**Dataset extract**
-=-=-

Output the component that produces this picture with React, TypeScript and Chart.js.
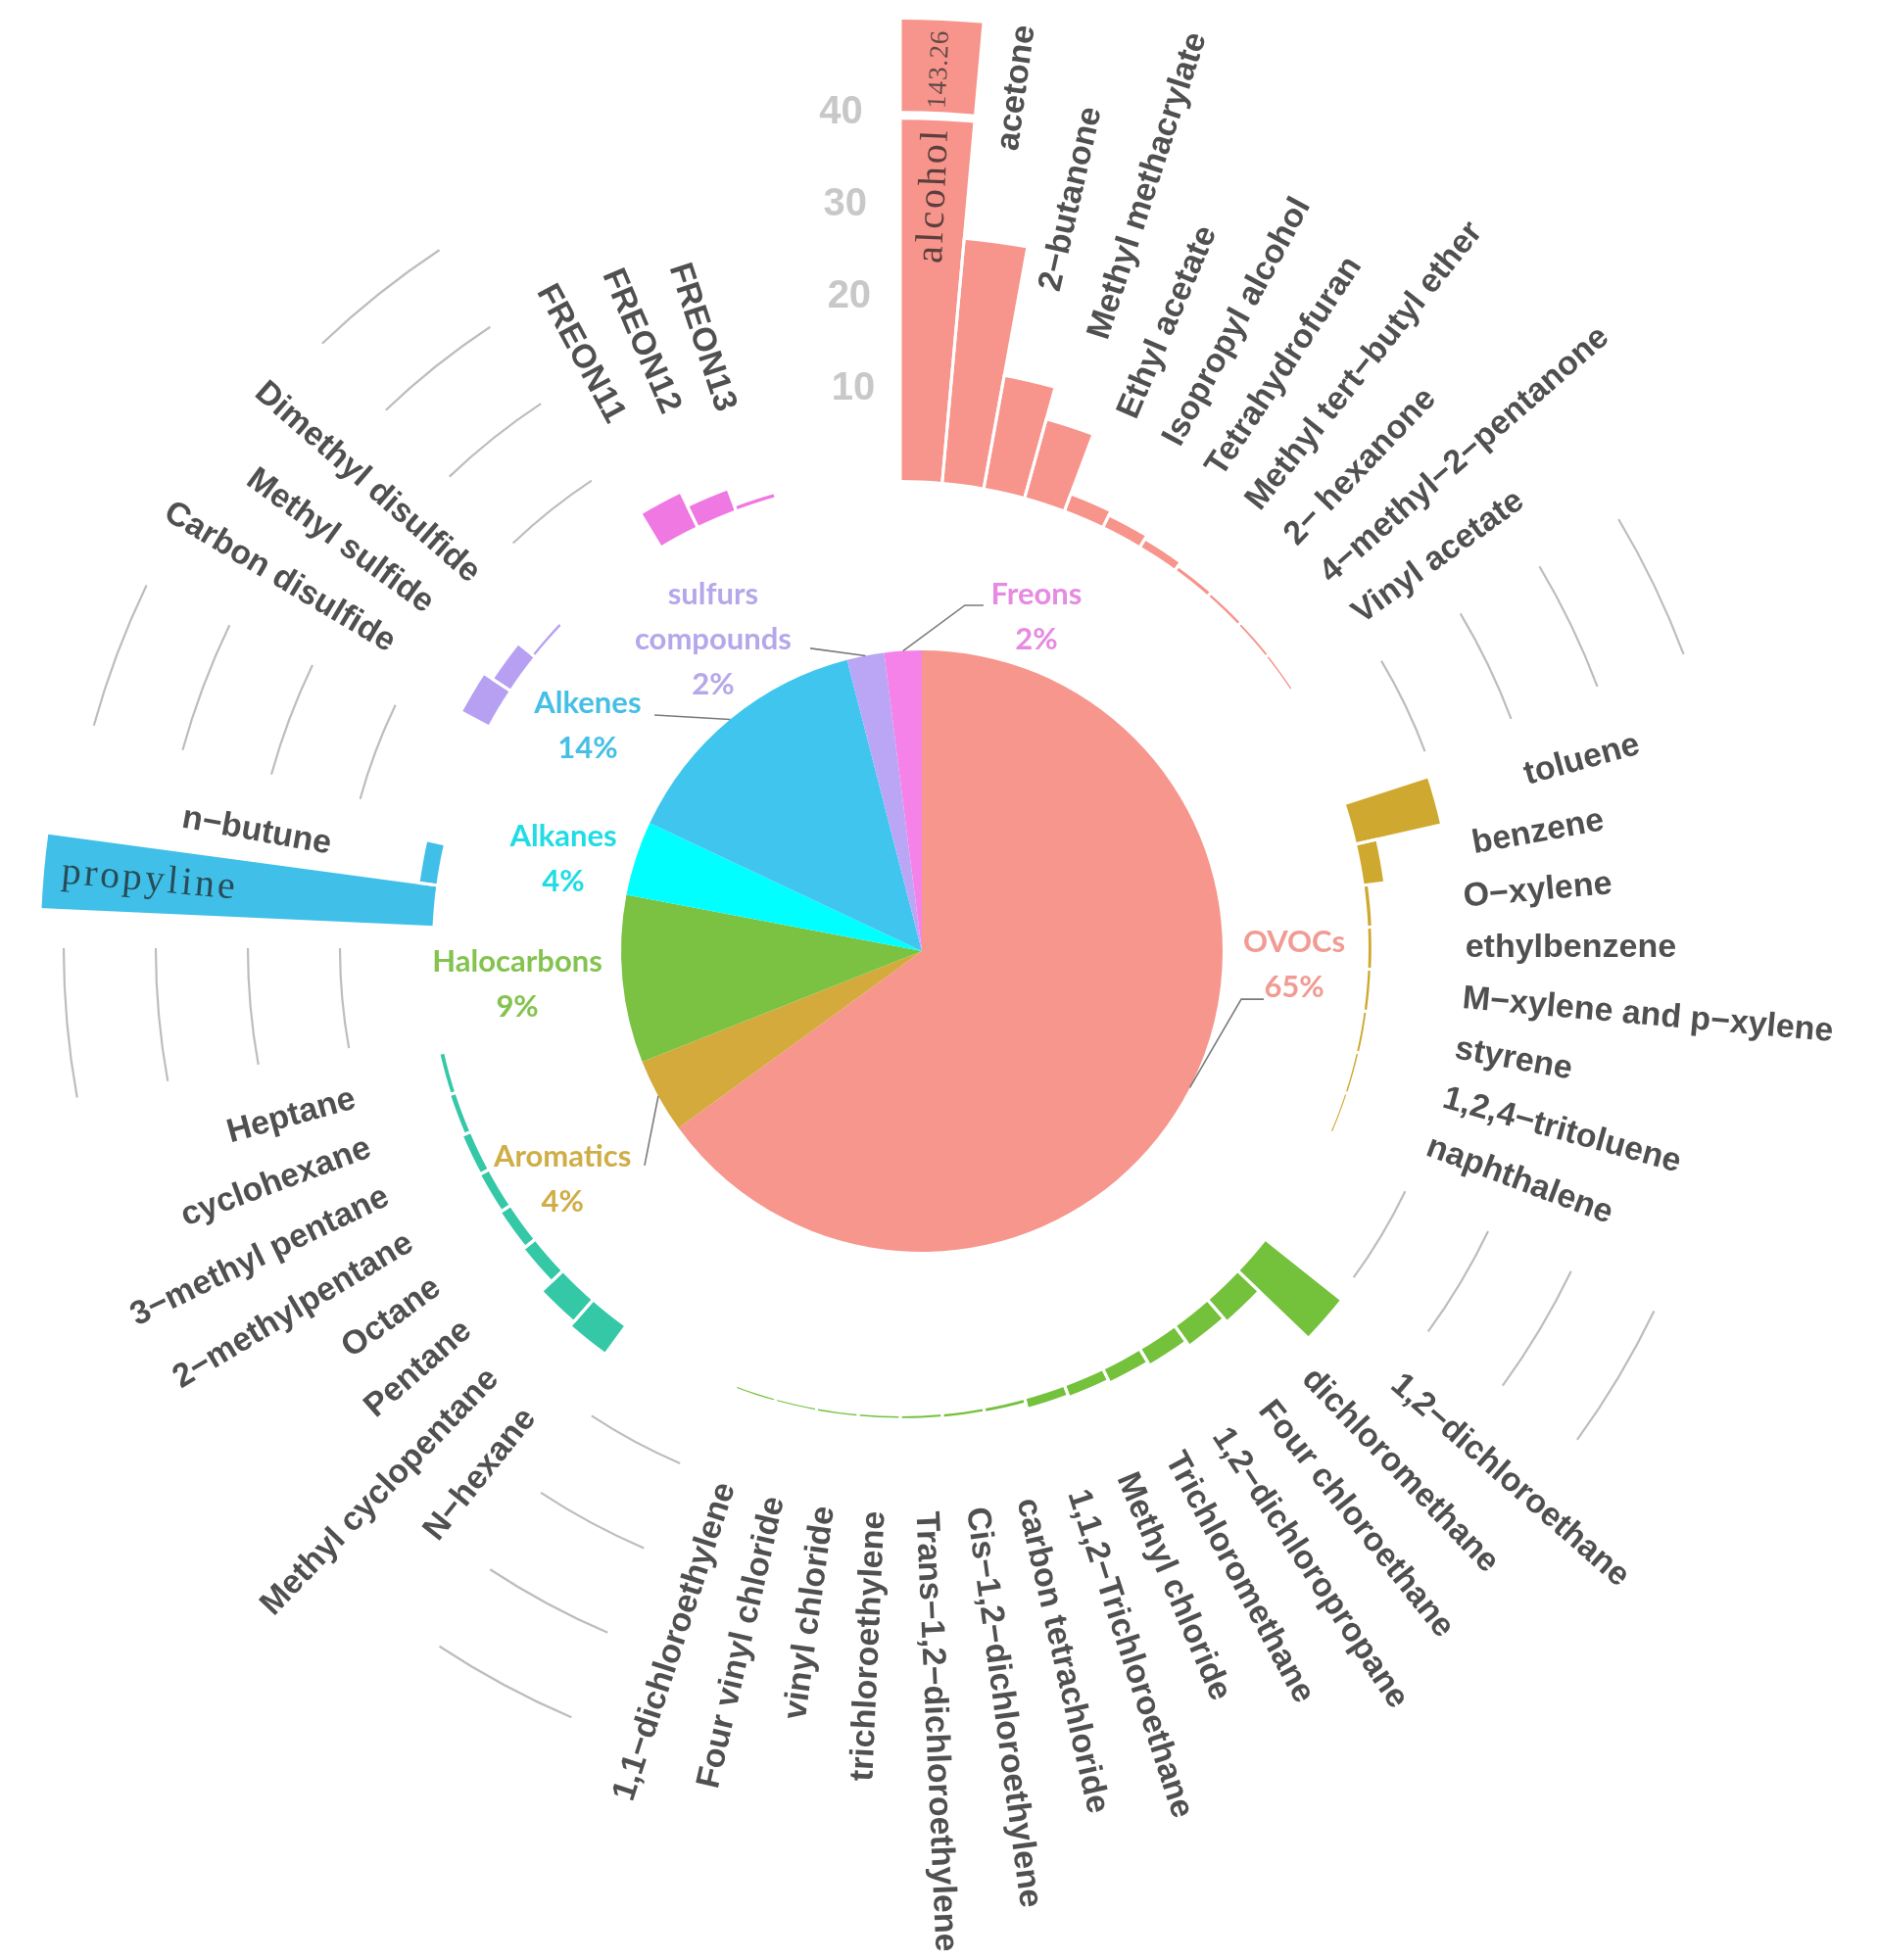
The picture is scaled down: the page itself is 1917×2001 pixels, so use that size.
import React, { useEffect, useRef } from 'react';
import { Chart, registerables } from 'chart.js';

Chart.register(...registerables);

const W = 1917;
const H = 2001;

// ---------------- data ----------------
const GROUP_NAMES = ['OVOCs', 'Aromatics', 'Halocarbons', 'Alkanes', 'Alkenes', 'sulfurs compounds', 'Freons'];
const GROUP_SHARES = [65, 4, 9, 4, 14, 2, 2];

const OVOC_NAMES = ['alcohol', 'acetone', '2−butanone', 'Methyl methacrylate', 'Ethyl acetate', 'Isopropyl alcohol',
  'Tetrahydrofuran', 'Methyl tert−butyl ether', '2− hexanone', '4−methyl−2−pentanone', 'Vinyl acetate'];
const OVOC_VALUES = [143.26, 26.4, 12.2, 8.6, 1.7, 1.2, 0.8, 0.35, 0.25, 0.2, 0.15];

const AROMATIC_NAMES = ['toluene', 'benzene', 'O−xylene', 'ethylbenzene', 'M−xylene and p−xylene', 'styrene',
  '1,2,4−tritoluene', 'naphthalene'];
const AROMATIC_VALUES = [9.3, 2.1, 0.35, 0.3, 0.25, 0.2, 0.15, 0.12];

const HALO_NAMES = ['1,2−dichloroethane', 'dichloromethane', 'Four chloroethane', '1,2−dichloropropane',
  'Trichloromethane', 'Methyl chloride', '1,1,2−Trichloroethane', 'carbon tetrachloride', 'Cis−1,2−dichloroethylene',
  'Trans−1,2−dichloroethylene', 'trichloroethylene', 'vinyl chloride', 'Four vinyl chloride', '1,1−dichloroethylene'];
const HALO_VALUES = [10.3, 2.9, 2.4, 1.8, 1.4, 1.1, 0.9, 0.3, 0.25, 0.2, 0.15, 0.15, 0.12, 0.12];

const ALKANE_NAMES = ['N−hexane', 'Methyl cyclopentane', 'Pentane', 'Octane', '2−methylpentane', '3−methyl pentane',
  'cyclohexane', 'Heptane'];
const ALKANE_VALUES = [3.5, 2.9, 1.4, 1.1, 0.9, 0.8, 0.5, 0.4];

const ALKENE_NAMES = ['propyline', 'n−butune'];
const ALKENE_VALUES = [42.5, 1.8];

const SULFUR_NAMES = ['Carbon disulfide', 'Methyl sulfide', 'Dimethyl disulfide'];
const SULFUR_VALUES = [3.2, 2.1, 0.25];

const FREON_NAMES = ['FREON11', 'FREON12', 'FREON13'];
const FREON_VALUES = [4.0, 2.3, 0.35];

const TICK_VALUES = [10, 20, 30, 40];

// ---------------- styles / layout ----------------
const BAR_COLORS = ['#F7948B', '#CFA82F', '#74C13C', '#35C8A7', '#40C0E8', '#B7A0F2', '#EF78E2'];
const PIE_COLORS = ['#F7968D', '#D4AA3C', '#7CC242', '#00FFFF', '#40C6EE', '#BBA6F6', '#F582E9'];
const PIE_TEXT_COLORS = ['#F19B94', '#CFAE48', '#84C350', '#20DCE4', '#46BFE6', '#B6A7EA', '#E68AE2'];

const GAP_SLOTS = 3;
const SCALE_MIN = -50.85;
const SCALE_MAX = 44.15;
const VALUE_CAP = 50;
const BREAK_AT = 39.6;
const VALUE_TEXT_AT = 44.7;
const INSIDE_LABEL_MIN = 40;
const INSIDE_LABEL_AT = 31;
const LABEL_OFFSET = 10.2;

const RING_PADDING = { left: 26, top: 75, right: 105, bottom: 140 };
const PIE_PADDING = { left: 634, top: 664, right: 669, bottom: 723 };

// label anchors / leader points in units of pie radius, relative to pie centre
const PIE_LABEL_LAYOUT: { x: number; y: number; leader: number[][] }[] = [
  { x: 1.238, y: -0.029, leader: [[1.062, 0.160], [1.137, 0.160]] },
  { x: -1.195, y: 0.684, leader: [[-0.922, 0.713]] },
  { x: -1.345, y: 0.036, leader: [] },
  { x: -1.192, y: -0.381, leader: [] },
  { x: -1.111, y: -0.824, leader: [[-0.889, -0.785]] },
  { x: -0.694, y: -1.186, leader: [[-0.371, -1.007]] },
  { x: 0.381, y: -1.186, leader: [[0.143, -1.150], [0.205, -1.150]] },
];
const PIE_LINE_HEIGHT = 46;

// ---------------- slot table ----------------
const GROUP_ITEMS = [OVOC_NAMES, AROMATIC_NAMES, HALO_NAMES, ALKANE_NAMES, ALKENE_NAMES, SULFUR_NAMES, FREON_NAMES];
const GROUP_VALUES = [OVOC_VALUES, AROMATIC_VALUES, HALO_VALUES, ALKANE_VALUES, ALKENE_VALUES, SULFUR_VALUES, FREON_VALUES];

type Slot = { label: string; value: number; group: number; gap: boolean };
const SLOTS: Slot[] = [];
GROUP_ITEMS.forEach((names, g) => {
  names.forEach((n, i) => SLOTS.push({ label: n, value: GROUP_VALUES[g][i], group: g, gap: false }));
  for (let k = 0; k < GAP_SLOTS; k++) SLOTS.push({ label: '', value: 0, group: g, gap: true });
});

const ringPlugin = {
  id: 'ringDecor',
  afterDatasetsUpdate(chart: any) {
    const scale = chart.scales.r;
    const r0 = scale.getDistanceFromCenterForValue(0);
    chart.getDatasetMeta(0).data.forEach((el: any) => {
      el.innerRadius = r0;
      if (el.outerRadius < r0) el.outerRadius = r0;
    });
  },
  afterDatasetsDraw(chart: any) {
    const ctx: CanvasRenderingContext2D = chart.ctx;
    const scale = chart.scales.r;
    const cx = scale.xCenter;
    const cy = scale.yCenter;
    const R = (v: number) => scale.getDistanceFromCenterForValue(v);
    const arcs = chart.getDatasetMeta(0).data;
    const mid = (el: any) => (el.startAngle + el.endAngle) / 2;
    ctx.save();

    // white separators between bars
    ctx.strokeStyle = '#ffffff';
    ctx.lineWidth = 3;
    arcs.forEach((el: any, i: number) => {
      if (SLOTS[i].gap) return;
      [el.startAngle, el.endAngle].forEach((a: number) => {
        ctx.beginPath();
        ctx.moveTo(cx + Math.cos(a) * (el.innerRadius - 2), cy + Math.sin(a) * (el.innerRadius - 2));
        ctx.lineTo(cx + Math.cos(a) * (el.outerRadius + 2), cy + Math.sin(a) * (el.outerRadius + 2));
        ctx.stroke();
      });
    });

    // axis break for values beyond the cap
    arcs.forEach((el: any, i: number) => {
      const s = SLOTS[i];
      if (s.gap || s.value <= VALUE_CAP) return;
      ctx.beginPath();
      ctx.strokeStyle = '#ffffff';
      ctx.lineWidth = 9;
      ctx.arc(cx, cy, R(BREAK_AT), el.startAngle - 0.02, el.endAngle + 0.02);
      ctx.stroke();
    });

    // gap runs
    const runs: number[][] = [];
    let i = 0;
    while (i < SLOTS.length) {
      if (SLOTS[i].gap) {
        let j = i;
        while (j + 1 < SLOTS.length && SLOTS[j + 1].gap) j++;
        runs.push([i, j]);
        i = j + 1;
      } else i++;
    }
    ctx.strokeStyle = '#bdbdbd';
    ctx.lineWidth = 2.2;
    runs.slice(0, -1).forEach(([a, b]) => {
      const a1 = mid(arcs[a]);
      const a2 = mid(arcs[b]);
      TICK_VALUES.forEach((v) => {
        ctx.beginPath();
        ctx.arc(cx, cy, R(v), a1, a2);
        ctx.stroke();
      });
    });

    // tick labels in last gap
    const lastRun = runs[runs.length - 1];
    const ta = mid(arcs[lastRun[1]]);
    ctx.font = 'bold 40px "Liberation Sans", Arial, sans-serif';
    ctx.fillStyle = '#c8c8c8';
    ctx.textAlign = 'right';
    ctx.textBaseline = 'middle';
    TICK_VALUES.forEach((v) => {
      const r = R(v);
      ctx.fillText(String(v), cx + r * Math.cos(ta), cy + r * Math.sin(ta));
    });

    // item labels
    arcs.forEach((el: any, idx: number) => {
      const s = SLOTS[idx];
      if (s.gap) return;
      const a = mid(el);
      let compass = (a + Math.PI / 2) % (2 * Math.PI);
      if (compass < 0) compass += 2 * Math.PI;
      const right = compass < Math.PI;
      ctx.save();
      ctx.translate(cx, cy);
      ctx.rotate(right ? a : a + Math.PI);
      ctx.textBaseline = 'middle';
      if (s.value >= INSIDE_LABEL_MIN) {
        ctx.font = '40px "Liberation Serif", "DejaVu Serif", serif';
        (ctx as any).letterSpacing = '3px';
        ctx.fillStyle = 'rgba(30,30,30,0.72)';
        ctx.textAlign = 'center';
        const r = R(INSIDE_LABEL_AT);
        ctx.fillText(s.label, right ? r : -r, 0);
        if (s.value > VALUE_CAP) {
          ctx.font = '27px "Liberation Serif", "DejaVu Serif", serif';
          (ctx as any).letterSpacing = '1px';
          ctx.fillStyle = 'rgba(50,50,50,0.75)';
          const rv = R(VALUE_TEXT_AT);
          ctx.fillText(String(s.value), right ? rv : -rv, 0);
        }
        (ctx as any).letterSpacing = '0px';
      } else {
        ctx.font = 'bold 34px "Liberation Sans", Arial, sans-serif';
        ctx.fillStyle = '#505050';
        ctx.textAlign = right ? 'left' : 'right';
        const r = R(Math.min(s.value, VALUE_CAP) + LABEL_OFFSET);
        ctx.fillText(s.label, right ? r : -r, 0);
      }
      ctx.restore();
    });
    ctx.restore();
  },
};

const pieLabelPlugin = {
  id: 'pieLabels',
  afterDatasetsDraw(chart: any) {
    const ctx: CanvasRenderingContext2D = chart.ctx;
    const arcs = chart.getDatasetMeta(0).data;
    const cx = arcs[0].x;
    const cy = arcs[0].y;
    const R = arcs[0].outerRadius;
    ctx.save();
    GROUP_NAMES.forEach((name, g) => {
      const el = arcs[g];
      const m = (el.startAngle + el.endAngle) / 2;
      const lay = PIE_LABEL_LAYOUT[g];
      if (lay.leader.length) {
        ctx.beginPath();
        ctx.strokeStyle = '#7a7a7a';
        ctx.lineWidth = 1.6;
        ctx.moveTo(cx + R * Math.cos(m), cy + R * Math.sin(m));
        lay.leader.forEach(([ux, uy]) => ctx.lineTo(cx + ux * R, cy + uy * R));
        ctx.stroke();
      }
      const lines = [...name.split(' '), `${GROUP_SHARES[g]}%`];
      ctx.font = 'bold 31px Lato, "Open Sans", sans-serif';
      ctx.fillStyle = PIE_TEXT_COLORS[g];
      ctx.textAlign = 'center';
      ctx.textBaseline = 'middle';
      lines.forEach((t, k) => ctx.fillText(t, cx + lay.x * R, cy + lay.y * R + k * PIE_LINE_HEIGHT));
    });
    ctx.restore();
  },
};

export default function App() {
  const ringRef = useRef<HTMLCanvasElement>(null);
  const pieRef = useRef<HTMLCanvasElement>(null);

  useEffect(() => {
    const ring = new Chart(ringRef.current as HTMLCanvasElement, {
      type: 'polarArea',
      data: {
        labels: SLOTS.map((s) => s.label),
        datasets: [
          {
            data: SLOTS.map((s) => (s.gap ? 0 : Math.min(s.value, VALUE_CAP))),
            backgroundColor: SLOTS.map((s) => (s.gap ? 'rgba(0,0,0,0)' : BAR_COLORS[s.group])),
            borderWidth: 0,
            clip: false as any,
          } as any,
        ],
      },
      options: {
        responsive: false,
        animation: false,
        events: [],
        layout: { padding: RING_PADDING },
        scales: {
          r: {
            min: SCALE_MIN,
            max: SCALE_MAX,
            ticks: { display: false, stepSize: 10 },
            grid: { display: false },
            angleLines: { display: false },
            pointLabels: { display: false },
          },
        },
        plugins: { legend: { display: false }, tooltip: { enabled: false } },
      } as any,
      plugins: [ringPlugin],
    });

    const pie = new Chart(pieRef.current as HTMLCanvasElement, {
      type: 'pie',
      data: {
        labels: GROUP_NAMES,
        datasets: [{ data: GROUP_SHARES, backgroundColor: PIE_COLORS, borderWidth: 0 }],
      },
      options: {
        responsive: false,
        animation: false,
        events: [],
        layout: { padding: PIE_PADDING },
        plugins: { legend: { display: false }, tooltip: { enabled: false } },
      } as any,
      plugins: [pieLabelPlugin],
    });

    return () => {
      ring.destroy();
      pie.destroy();
    };
  }, []);

  const canvasStyle: React.CSSProperties = { position: 'absolute', left: 0, top: 0, width: W, height: H };
  return (
    <div style={{ position: 'absolute', left: 0, top: 0, width: W, height: H, background: '#ffffff' }}>
      <canvas ref={ringRef} width={W} height={H} style={canvasStyle} />
      <canvas ref={pieRef} width={W} height={H} style={canvasStyle} />
    </div>
  );
}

-=-=-

**What to work on**
Copy exactly the lines from the line with "The picture is" up to and including the line with "const GROUP_SHARES = [65, 4, 9, 4, 14, 2, 2];", and no other lines.

**Written response**
The picture is scaled down: the page itself is 1917×2001 pixels, so use that size.
import React, { useEffect, useRef } from 'react';
import { Chart, registerables } from 'chart.js';

Chart.register(...registerables);

const W = 1917;
const H = 2001;

// ---------------- data ----------------
const GROUP_NAMES = ['OVOCs', 'Aromatics', 'Halocarbons', 'Alkanes', 'Alkenes', 'sulfurs compounds', 'Freons'];
const GROUP_SHARES = [65, 4, 9, 4, 14, 2, 2];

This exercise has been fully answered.